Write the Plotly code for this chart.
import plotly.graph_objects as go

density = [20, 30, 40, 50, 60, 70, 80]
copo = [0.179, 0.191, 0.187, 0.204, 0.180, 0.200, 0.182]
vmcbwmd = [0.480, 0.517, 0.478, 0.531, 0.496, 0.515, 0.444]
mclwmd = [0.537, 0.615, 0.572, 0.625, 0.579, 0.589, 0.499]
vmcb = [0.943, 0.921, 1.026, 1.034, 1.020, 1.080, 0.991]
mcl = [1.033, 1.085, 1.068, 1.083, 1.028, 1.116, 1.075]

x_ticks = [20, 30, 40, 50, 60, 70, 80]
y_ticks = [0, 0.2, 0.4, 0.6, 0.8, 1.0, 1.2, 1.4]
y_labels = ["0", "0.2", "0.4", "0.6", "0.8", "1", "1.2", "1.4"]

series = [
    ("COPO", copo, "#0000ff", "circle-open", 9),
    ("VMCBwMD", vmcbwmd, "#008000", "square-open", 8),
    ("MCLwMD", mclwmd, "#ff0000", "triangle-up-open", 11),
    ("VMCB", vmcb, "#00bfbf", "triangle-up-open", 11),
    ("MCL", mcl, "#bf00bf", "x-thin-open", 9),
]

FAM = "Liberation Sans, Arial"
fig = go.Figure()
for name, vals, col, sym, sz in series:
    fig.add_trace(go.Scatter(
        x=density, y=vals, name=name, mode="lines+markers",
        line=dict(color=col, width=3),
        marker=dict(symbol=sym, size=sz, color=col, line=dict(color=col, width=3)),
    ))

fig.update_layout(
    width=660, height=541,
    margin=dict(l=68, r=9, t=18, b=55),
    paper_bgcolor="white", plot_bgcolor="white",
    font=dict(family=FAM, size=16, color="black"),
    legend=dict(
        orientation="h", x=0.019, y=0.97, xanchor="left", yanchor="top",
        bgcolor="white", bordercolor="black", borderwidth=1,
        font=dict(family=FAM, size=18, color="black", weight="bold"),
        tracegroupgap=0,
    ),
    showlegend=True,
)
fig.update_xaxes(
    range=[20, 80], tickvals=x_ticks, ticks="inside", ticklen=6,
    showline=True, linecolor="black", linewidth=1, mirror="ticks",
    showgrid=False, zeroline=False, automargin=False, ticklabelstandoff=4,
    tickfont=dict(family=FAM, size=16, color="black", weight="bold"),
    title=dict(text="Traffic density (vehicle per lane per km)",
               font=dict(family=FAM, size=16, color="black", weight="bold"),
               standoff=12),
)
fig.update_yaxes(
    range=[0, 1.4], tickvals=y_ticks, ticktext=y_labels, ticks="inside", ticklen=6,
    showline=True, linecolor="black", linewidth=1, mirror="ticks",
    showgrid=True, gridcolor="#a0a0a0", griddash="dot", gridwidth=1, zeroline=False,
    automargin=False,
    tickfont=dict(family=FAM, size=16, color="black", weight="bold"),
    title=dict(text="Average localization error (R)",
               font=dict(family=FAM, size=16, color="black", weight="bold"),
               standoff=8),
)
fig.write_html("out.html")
------------------------------------------------------------------------
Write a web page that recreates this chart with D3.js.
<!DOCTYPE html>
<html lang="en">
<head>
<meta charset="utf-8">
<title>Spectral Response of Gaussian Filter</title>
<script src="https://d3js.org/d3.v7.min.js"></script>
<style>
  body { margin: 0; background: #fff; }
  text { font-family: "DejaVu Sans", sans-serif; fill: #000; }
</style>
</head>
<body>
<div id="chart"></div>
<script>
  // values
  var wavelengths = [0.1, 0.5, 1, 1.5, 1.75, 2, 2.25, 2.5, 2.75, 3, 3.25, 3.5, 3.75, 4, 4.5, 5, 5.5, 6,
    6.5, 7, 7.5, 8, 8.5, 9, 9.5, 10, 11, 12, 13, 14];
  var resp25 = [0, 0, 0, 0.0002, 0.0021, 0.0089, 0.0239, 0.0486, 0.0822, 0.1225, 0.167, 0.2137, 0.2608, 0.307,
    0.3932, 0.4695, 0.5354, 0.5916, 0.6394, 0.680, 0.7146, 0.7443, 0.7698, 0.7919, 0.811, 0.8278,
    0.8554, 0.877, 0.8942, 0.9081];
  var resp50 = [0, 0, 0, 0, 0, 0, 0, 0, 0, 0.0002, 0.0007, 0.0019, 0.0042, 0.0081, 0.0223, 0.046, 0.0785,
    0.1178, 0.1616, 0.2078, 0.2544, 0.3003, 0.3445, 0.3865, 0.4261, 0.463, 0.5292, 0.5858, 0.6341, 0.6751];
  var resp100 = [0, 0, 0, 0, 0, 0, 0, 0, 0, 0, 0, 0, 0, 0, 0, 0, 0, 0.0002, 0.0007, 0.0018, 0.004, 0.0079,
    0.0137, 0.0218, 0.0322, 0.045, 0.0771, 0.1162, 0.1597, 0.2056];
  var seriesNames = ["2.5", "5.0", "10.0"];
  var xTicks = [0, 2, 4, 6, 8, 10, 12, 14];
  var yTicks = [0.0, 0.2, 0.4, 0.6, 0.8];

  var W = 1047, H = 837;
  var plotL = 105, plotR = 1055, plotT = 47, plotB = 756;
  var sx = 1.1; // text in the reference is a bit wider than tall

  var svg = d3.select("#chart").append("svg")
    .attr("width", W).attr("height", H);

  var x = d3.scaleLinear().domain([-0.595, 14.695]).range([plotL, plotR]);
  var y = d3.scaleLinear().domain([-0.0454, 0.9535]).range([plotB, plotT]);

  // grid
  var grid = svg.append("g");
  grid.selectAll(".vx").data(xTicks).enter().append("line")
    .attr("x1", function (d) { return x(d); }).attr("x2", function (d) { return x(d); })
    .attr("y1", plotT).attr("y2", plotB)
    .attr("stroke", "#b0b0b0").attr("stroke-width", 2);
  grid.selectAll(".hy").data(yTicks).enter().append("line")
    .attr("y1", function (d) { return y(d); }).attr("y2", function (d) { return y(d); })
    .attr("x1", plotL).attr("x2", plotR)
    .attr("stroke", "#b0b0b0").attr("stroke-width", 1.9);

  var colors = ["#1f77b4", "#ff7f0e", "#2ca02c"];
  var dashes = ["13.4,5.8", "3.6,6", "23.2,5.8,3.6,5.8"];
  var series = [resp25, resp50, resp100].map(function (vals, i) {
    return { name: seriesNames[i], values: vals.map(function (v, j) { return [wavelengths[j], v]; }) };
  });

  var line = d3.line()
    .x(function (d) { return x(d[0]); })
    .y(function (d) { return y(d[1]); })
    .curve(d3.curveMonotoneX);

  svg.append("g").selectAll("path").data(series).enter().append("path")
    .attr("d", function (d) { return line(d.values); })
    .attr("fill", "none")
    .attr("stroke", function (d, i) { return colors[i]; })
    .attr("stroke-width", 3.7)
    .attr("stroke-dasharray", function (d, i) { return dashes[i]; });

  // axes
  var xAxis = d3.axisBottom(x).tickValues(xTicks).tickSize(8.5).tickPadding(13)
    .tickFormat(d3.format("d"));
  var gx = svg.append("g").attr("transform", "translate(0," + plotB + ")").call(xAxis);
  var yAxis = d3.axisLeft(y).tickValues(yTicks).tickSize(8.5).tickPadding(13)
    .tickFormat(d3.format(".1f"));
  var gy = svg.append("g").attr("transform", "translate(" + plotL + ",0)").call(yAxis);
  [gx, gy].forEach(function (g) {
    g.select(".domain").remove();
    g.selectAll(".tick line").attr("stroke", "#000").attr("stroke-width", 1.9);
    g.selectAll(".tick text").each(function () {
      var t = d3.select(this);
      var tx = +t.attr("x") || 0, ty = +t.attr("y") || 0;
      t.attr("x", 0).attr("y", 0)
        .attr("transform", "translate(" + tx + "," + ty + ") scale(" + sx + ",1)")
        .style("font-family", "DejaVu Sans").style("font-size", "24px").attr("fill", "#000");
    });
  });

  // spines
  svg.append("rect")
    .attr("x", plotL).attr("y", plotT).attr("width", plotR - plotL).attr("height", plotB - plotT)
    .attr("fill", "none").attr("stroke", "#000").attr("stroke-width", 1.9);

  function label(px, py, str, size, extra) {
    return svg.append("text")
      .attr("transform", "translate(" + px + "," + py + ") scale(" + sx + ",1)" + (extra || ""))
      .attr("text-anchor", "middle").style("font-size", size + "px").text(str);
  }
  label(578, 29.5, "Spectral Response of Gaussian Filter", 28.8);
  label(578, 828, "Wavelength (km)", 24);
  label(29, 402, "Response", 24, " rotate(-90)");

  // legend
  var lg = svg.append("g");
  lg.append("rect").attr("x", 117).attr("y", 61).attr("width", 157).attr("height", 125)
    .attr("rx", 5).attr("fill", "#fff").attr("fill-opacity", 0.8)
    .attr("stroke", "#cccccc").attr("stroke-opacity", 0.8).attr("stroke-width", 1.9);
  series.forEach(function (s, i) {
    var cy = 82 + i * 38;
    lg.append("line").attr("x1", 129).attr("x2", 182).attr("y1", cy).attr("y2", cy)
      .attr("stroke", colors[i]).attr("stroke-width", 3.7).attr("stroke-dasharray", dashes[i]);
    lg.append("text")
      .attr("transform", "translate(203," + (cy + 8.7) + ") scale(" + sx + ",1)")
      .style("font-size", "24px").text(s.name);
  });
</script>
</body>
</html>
------------------------------------------------------------------------
▸ TASK REQUIREMENTS
The lines to extract from the data above begin with the line containing "Write a web" and end with the line containing "var yTicks = [0.0, 0.2, 0.4, 0.6, 0.8];". Extract them exactly, including both.

▸ ANSWER TO THIS PROBLEM
Write a web page that recreates this chart with D3.js.
<!DOCTYPE html>
<html lang="en">
<head>
<meta charset="utf-8">
<title>Spectral Response of Gaussian Filter</title>
<script src="https://d3js.org/d3.v7.min.js"></script>
<style>
  body { margin: 0; background: #fff; }
  text { font-family: "DejaVu Sans", sans-serif; fill: #000; }
</style>
</head>
<body>
<div id="chart"></div>
<script>
  // values
  var wavelengths = [0.1, 0.5, 1, 1.5, 1.75, 2, 2.25, 2.5, 2.75, 3, 3.25, 3.5, 3.75, 4, 4.5, 5, 5.5, 6,
    6.5, 7, 7.5, 8, 8.5, 9, 9.5, 10, 11, 12, 13, 14];
  var resp25 = [0, 0, 0, 0.0002, 0.0021, 0.0089, 0.0239, 0.0486, 0.0822, 0.1225, 0.167, 0.2137, 0.2608, 0.307,
    0.3932, 0.4695, 0.5354, 0.5916, 0.6394, 0.680, 0.7146, 0.7443, 0.7698, 0.7919, 0.811, 0.8278,
    0.8554, 0.877, 0.8942, 0.9081];
  var resp50 = [0, 0, 0, 0, 0, 0, 0, 0, 0, 0.0002, 0.0007, 0.0019, 0.0042, 0.0081, 0.0223, 0.046, 0.0785,
    0.1178, 0.1616, 0.2078, 0.2544, 0.3003, 0.3445, 0.3865, 0.4261, 0.463, 0.5292, 0.5858, 0.6341, 0.6751];
  var resp100 = [0, 0, 0, 0, 0, 0, 0, 0, 0, 0, 0, 0, 0, 0, 0, 0, 0, 0.0002, 0.0007, 0.0018, 0.004, 0.0079,
    0.0137, 0.0218, 0.0322, 0.045, 0.0771, 0.1162, 0.1597, 0.2056];
  var seriesNames = ["2.5", "5.0", "10.0"];
  var xTicks = [0, 2, 4, 6, 8, 10, 12, 14];
  var yTicks = [0.0, 0.2, 0.4, 0.6, 0.8];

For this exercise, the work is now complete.